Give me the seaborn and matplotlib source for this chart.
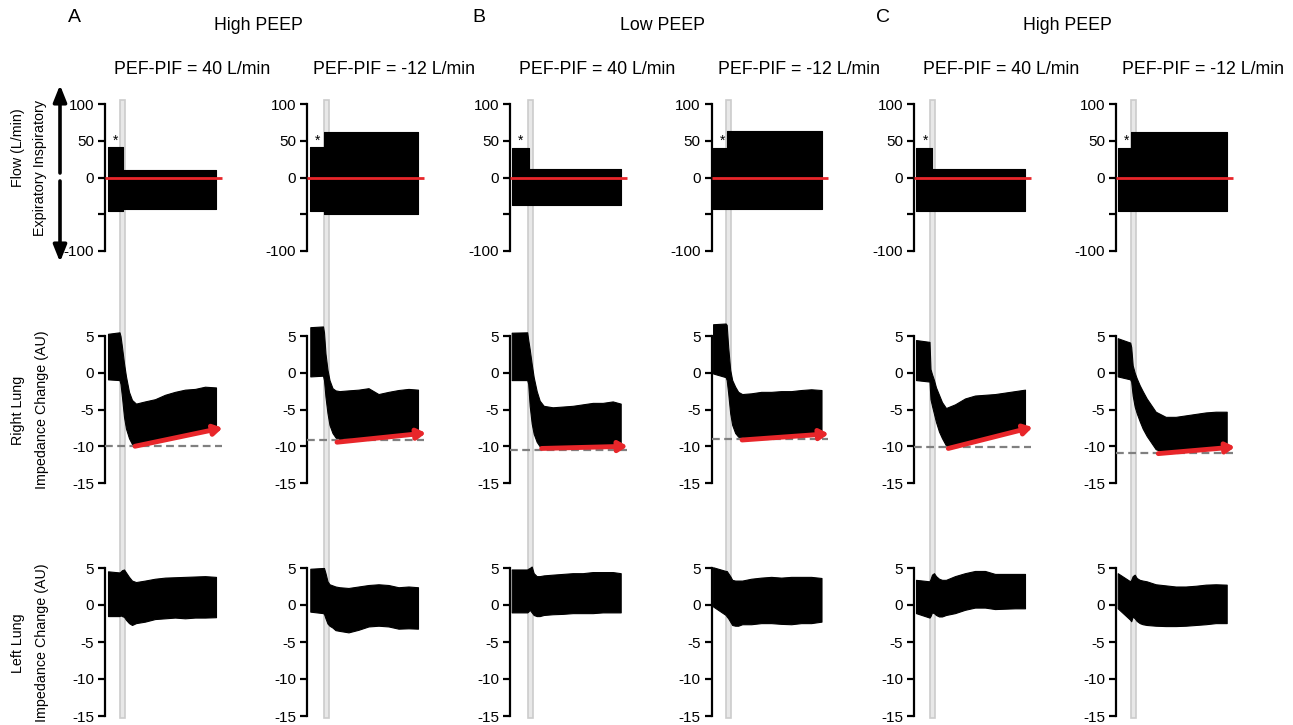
import matplotlib
matplotlib.use('Agg')
import matplotlib.pyplot as plt
import matplotlib.transforms as mtransforms
from matplotlib.patches import Rectangle, FancyArrowPatch
import seaborn as sns

# panel headers
group_letters = ['A', 'B', 'C']
group_titles = ['High PEEP', 'Low PEEP', 'High PEEP']
panel_titles = ['PEF-PIF = 40 L/min', 'PEF-PIF = -12 L/min'] * 3

# timing of each recording (s): first sample, manoeuvre onset, last sample
t_start = [3, 3.3, 1.7, 1.6, 1.7, 1.7]
t_onset = [15, 16.5, 17.7, 14.7, 15.7, 14.7]
t_end = [111, 111, 110.7, 110, 110.7, 110.7]
t_flow_step = [18.3, 16.6, 19.0, 15.5, 18.0, 15.0]
rel_t = [-0.5, 0.5, 2, 4, 6, 9, 12, 16, 25, 35, 45, 55, 65, 75, 85]

# flow envelope (L/min) before / after the step
flow_hi_pre = [42, 42, 40, 40, 40, 40]
flow_hi_post = [10.5, 62.5, 12, 63, 12, 62]
flow_lo_pre = [-45.5, -46, -38, -43, -46, -46]
flow_lo_post = [-43, -49, -38, -43, -46, -46]

# right lung impedance envelope (AU): start, rel_t points, end
rl_hi = [
    [5.3, 5.5, 5.0, 3.5, 1.3, -0.5, -2.6, -3.7, -4.2, -3.9, -3.6, -3.0, -2.6, -2.3, -2.2, -1.9, -2.0],
    [6.2, 6.3, 5.5, 2.6, 0.4, -1.0, -2.1, -2.4, -2.5, -2.4, -2.3, -2.1, -2.9, -2.6, -2.35, -2.2, -2.3],
    [5.45, 5.5, 4.5, 3.2, 1.2, -0.6, -2.5, -3.8, -4.5, -4.7, -4.6, -4.5, -4.3, -4.1, -4.1, -3.9, -4.2],
    [6.6, 6.7, 6.5, 3.5, 0.4, -1.0, -1.9, -2.6, -2.9, -2.8, -2.6, -2.6, -2.5, -2.5, -2.35, -2.25, -2.35],
    [4.45, 4.2, 0.5, -0.2, -1.0, -2.0, -3.0, -4.0, -4.8, -4.3, -3.5, -3.1, -3.0, -2.9, -2.7, -2.5, -2.3],
    [4.7, 4.1, 3.5, 1.0, 0.0, -0.75, -1.7, -2.5, -3.5, -5.3, -6.0, -6.0, -5.8, -5.6, -5.4, -5.3, -5.3],
]
rl_lo = [
    [-0.9, -1.0, -1.5, -3.3, -6.0, -7.6, -8.9, -9.7, -9.9, -9.7, -9.4, -9.1, -8.9, -8.6, -8.3, -8.0, -7.7],
    [-0.5, -0.4, -1.0, -3.3, -5.5, -7.1, -8.2, -8.8, -9.2, -9.3, -9.1, -9.0, -8.85, -8.7, -8.6, -8.45, -8.3],
    [-1.0, -1.0, -1.5, -4.5, -6.9, -8.3, -9.4, -10.0, -10.2, -10.2, -10.15, -10.1, -10.1, -10.05, -10.0, -10.0, -10.0],
    [-0.1, -0.6, -1.0, -2.8, -5.5, -7.1, -8.2, -8.7, -8.9, -8.95, -8.85, -8.75, -8.65, -8.55, -8.5, -8.4, -8.35],
    [-1.0, -1.2, -3.6, -4.5, -5.6, -6.7, -8.0, -8.9, -9.9, -10.1, -9.75, -9.4, -9.1, -8.7, -8.4, -8.0, -7.7],
    [-0.5, -0.9, -1.2, -3.1, -4.6, -5.5, -6.6, -7.6, -8.6, -10.4, -10.9, -10.8, -10.7, -10.6, -10.45, -10.35, -10.25],
]

# left lung impedance envelope (AU)
ll_hi = [
    [4.55, 4.4, 4.5, 4.7, 4.8, 4.4, 3.8, 3.3, 3.1, 3.3, 3.55, 3.7, 3.75, 3.8, 3.85, 3.9, 3.8],
    [4.9, 5.0, 5.0, 4.3, 3.2, 2.8, 2.65, 2.5, 2.4, 2.3, 2.5, 2.7, 2.8, 2.7, 2.4, 2.5, 2.4],
    [4.8, 4.8, 4.9, 5.0, 5.2, 4.3, 3.9, 3.9, 4.0, 4.1, 4.2, 4.3, 4.3, 4.45, 4.45, 4.45, 4.3],
    [5.1, 4.6, 4.6, 4.3, 3.9, 3.4, 3.3, 3.3, 3.3, 3.55, 3.7, 3.8, 3.7, 3.8, 3.8, 3.8, 3.65],
    [3.4, 3.2, 3.5, 4.1, 4.3, 3.9, 3.55, 3.4, 3.4, 3.9, 4.3, 4.6, 4.6, 4.2, 4.2, 4.2, 4.2],
    [4.3, 3.2, 3.4, 3.9, 4.1, 3.65, 3.4, 3.3, 3.2, 2.8, 2.65, 2.5, 2.5, 2.6, 2.75, 2.8, 2.75],
]
ll_lo = [
    [-1.5, -1.5, -1.4, -1.5, -1.6, -2.0, -2.45, -2.7, -2.45, -2.25, -1.9, -1.8, -1.7, -1.8, -1.7, -1.7, -1.65],
    [-0.9, -1.1, -1.2, -1.8, -2.5, -2.8, -3.05, -3.4, -3.5, -3.7, -3.35, -2.9, -2.8, -2.9, -3.2, -3.15, -3.2],
    [-1.0, -1.0, -0.9, -0.65, -1.0, -1.35, -1.5, -1.5, -1.35, -1.25, -1.2, -1.1, -1.1, -1.1, -1.0, -1.0, -1.0],
    [-0.2, -1.35, -1.55, -1.8, -2.25, -2.7, -2.8, -2.8, -2.6, -2.6, -2.45, -2.45, -2.55, -2.6, -2.45, -2.45, -2.25],
    [-1.1, -1.7, -1.5, -1.0, -1.1, -1.35, -1.55, -1.55, -1.35, -1.1, -0.65, -0.35, -0.35, -0.55, -0.5, -0.45, -0.45],
    [-0.45, -2.0, -2.2, -1.55, -1.8, -2.15, -2.45, -2.6, -2.7, -2.8, -2.85, -2.85, -2.8, -2.7, -2.6, -2.45, -2.45],
]

# end-expiratory baseline and trend arrow on the right lung
rl_baseline = [-10, -9.15, -10.5, -9.05, -10.15, -10.9]
arrow_t0 = [30, 30, 31.7, 30.6, 34, 42.3]
arrow_y0 = [-10, -9.45, -10.3, -9.15, -10.3, -11.0]
arrow_t1 = [117.7, 119, 117.7, 117.3, 118.4, 119]
arrow_y1 = [-7.5, -8.2, -10.0, -8.3, -7.4, -10.1]
line_end = 116.5

RED = '#e8262a'
GREY = '#808080'
W, H = 1293, 725

sns.set_theme(style='ticks', rc={'axes.edgecolor': 'black', 'ytick.color': 'black',
                                 'text.color': 'black', 'axes.labelcolor': 'black'})
plt.rcParams['font.family'] = ['Liberation Sans', 'DejaVu Sans']
plt.rcParams['axes.unicode_minus'] = False

fig = plt.figure(figsize=(W / 100, H / 100), dpi=100)

spine_px = [105, 307, 510, 711.5, 914.3, 1116]
rows_px = [(104, 251), (336, 483), (568, 716)]


def make_axis(col, row):
    top, bot = rows_px[row]
    ax = fig.add_axes([spine_px[col] / W, 1 - bot / H, 125 / W, (bot - top) / H])
    ax.set_facecolor('none')
    sns.despine(ax=ax, bottom=True)
    ax.set_xlim(0, 125)
    ax.set_xticks([])
    ax.spines['left'].set_linewidth(1.6)
    ax.tick_params(axis='y', length=5, width=1.6, labelsize=11, pad=3)
    return ax


for i in range(6):
    times = [t_start[i]] + [t_onset[i] + r for r in rel_t] + [t_end[i]]

    # flow
    ax = make_axis(i, 0)
    ft = [t_start[i], t_flow_step[i], t_flow_step[i], t_end[i]]
    ax.fill_between(ft, [flow_lo_pre[i], flow_lo_pre[i], flow_lo_post[i], flow_lo_post[i]],
                    [flow_hi_pre[i], flow_hi_pre[i], flow_hi_post[i], flow_hi_post[i]],
                    color='black', lw=0.8)
    ax.hlines(0, 0, line_end, color=RED, lw=2, zorder=3)
    ax.set_ylim(-100, 100)
    ax.set_yticks([100, 50, 0, -50, -100])
    ax.set_yticklabels(['100', '50', '0', '', '-100'])
    ax.text(11, 50, '*', ha='center', va='center', fontsize=10)
    top_ax = ax

    # right lung
    ax = make_axis(i, 1)
    ax.fill_between(times, rl_lo[i], rl_hi[i], color='black', lw=0.8, clip_on=False)
    ax.hlines(rl_baseline[i], 0, line_end, color=GREY, lw=1.6, ls=(0, (3.5, 2)), zorder=3, clip_on=False)
    ax.add_patch(FancyArrowPatch((arrow_t0[i], arrow_y0[i]), (arrow_t1[i], arrow_y1[i]),
                                 arrowstyle='-|>,head_length=0.5,head_width=0.3', mutation_scale=10,
                                 lw=3.5, color=RED, shrinkA=0, shrinkB=0, zorder=4, clip_on=False))
    ax.set_ylim(-15, 5)
    ax.set_yticks([5, 0, -5, -10, -15])

    # left lung
    ax = make_axis(i, 2)
    ax.fill_between(times, ll_lo[i], ll_hi[i], color='black', lw=0.8, clip_on=False)
    ax.set_ylim(-15, 5)
    ax.set_yticks([5, 0, -5, -10, -15])

    # manoeuvre band across the three rows
    trans = mtransforms.blended_transform_factory(top_ax.transData, fig.transFigure)
    fig.add_artist(Rectangle((t_onset[i], 1 - 718 / H), 5, 618 / H, transform=trans,
                             facecolor='#e8e8e8', edgecolor='#cccccc', lw=1.2, zorder=-1))

    fig.text((spine_px[i] + 87) / W, 1 - 70 / H, panel_titles[i], ha='center', va='center', fontsize=12.8)

for g in range(3):
    mid = (spine_px[2 * g] + spine_px[2 * g + 1]) / 2 + 52
    fig.text(mid / W, 1 - 25 / H, group_titles[g], ha='center', va='center', fontsize=12.8)
    fig.text((spine_px[2 * g] - 31) / W, 1 - 18 / H, group_letters[g], ha='center', va='center', fontsize=14)

# y labels
fig.text(18 / W, 1 - 148 / H, 'Flow (L/min)', rotation=90, ha='center', va='center', fontsize=10.3)
fig.text(40 / W, 1 - 168 / H, 'Expiratory Inspiratory', rotation=90, ha='center', va='center', fontsize=10.3)
for row, name, cy in [(1, 'Right Lung', 410), (2, 'Left Lung', 643)]:
    fig.text(18 / W, 1 - cy / H, name, rotation=90, ha='center', va='center', fontsize=10.3)
    fig.text(42 / W, 1 - cy / H, 'Impedance Change (AU)', rotation=90, ha='center', va='center', fontsize=10.3)

# direction arrows next to the flow axis
for y0, y1 in [(173, 85), (181, 262)]:
    fig.add_artist(FancyArrowPatch((60 / W, 1 - y0 / H), (60 / W, 1 - y1 / H), transform=fig.transFigure,
                                   arrowstyle='-|>,head_length=1.0,head_width=0.4', mutation_scale=10,
                                   lw=2.6, color='black', shrinkA=0, shrinkB=0))

fig.savefig('out.png', dpi=100)
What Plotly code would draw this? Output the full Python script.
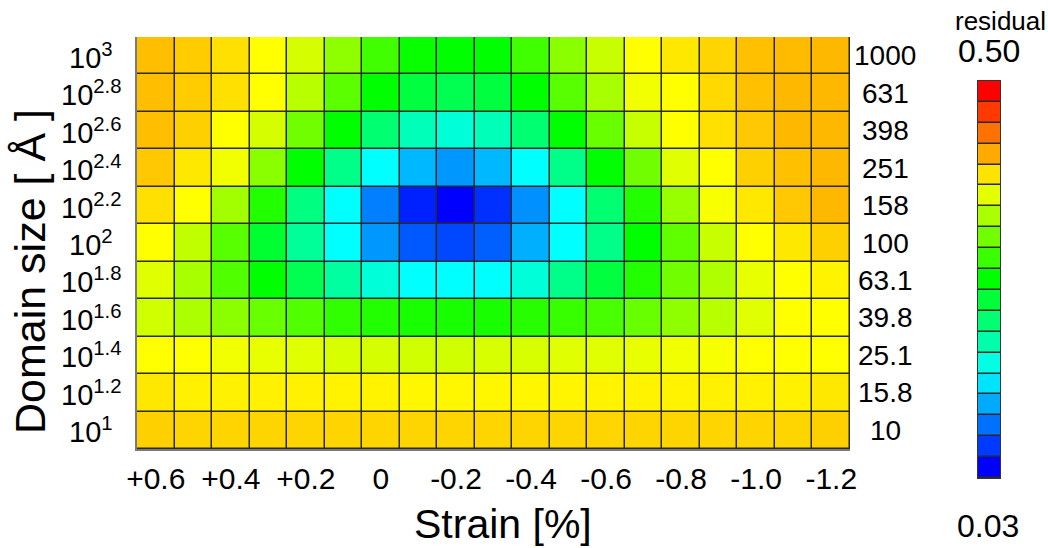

┄┄┄┄┄┄

= Work to complete =
Without the pictures, write out the lines from the beginning of the entries through the line with "flow_lo_post = [-43, -49, -38, -43, -46, -46]".

= Worked answer =
Give me the seaborn and matplotlib source for this chart.
import matplotlib
matplotlib.use('Agg')
import matplotlib.pyplot as plt
import matplotlib.transforms as mtransforms
from matplotlib.patches import Rectangle, FancyArrowPatch
import seaborn as sns

# panel headers
group_letters = ['A', 'B', 'C']
group_titles = ['High PEEP', 'Low PEEP', 'High PEEP']
panel_titles = ['PEF-PIF = 40 L/min', 'PEF-PIF = -12 L/min'] * 3

# timing of each recording (s): first sample, manoeuvre onset, last sample
t_start = [3, 3.3, 1.7, 1.6, 1.7, 1.7]
t_onset = [15, 16.5, 17.7, 14.7, 15.7, 14.7]
t_end = [111, 111, 110.7, 110, 110.7, 110.7]
t_flow_step = [18.3, 16.6, 19.0, 15.5, 18.0, 15.0]
rel_t = [-0.5, 0.5, 2, 4, 6, 9, 12, 16, 25, 35, 45, 55, 65, 75, 85]

# flow envelope (L/min) before / after the step
flow_hi_pre = [42, 42, 40, 40, 40, 40]
flow_hi_post = [10.5, 62.5, 12, 63, 12, 62]
flow_lo_pre = [-45.5, -46, -38, -43, -46, -46]
flow_lo_post = [-43, -49, -38, -43, -46, -46]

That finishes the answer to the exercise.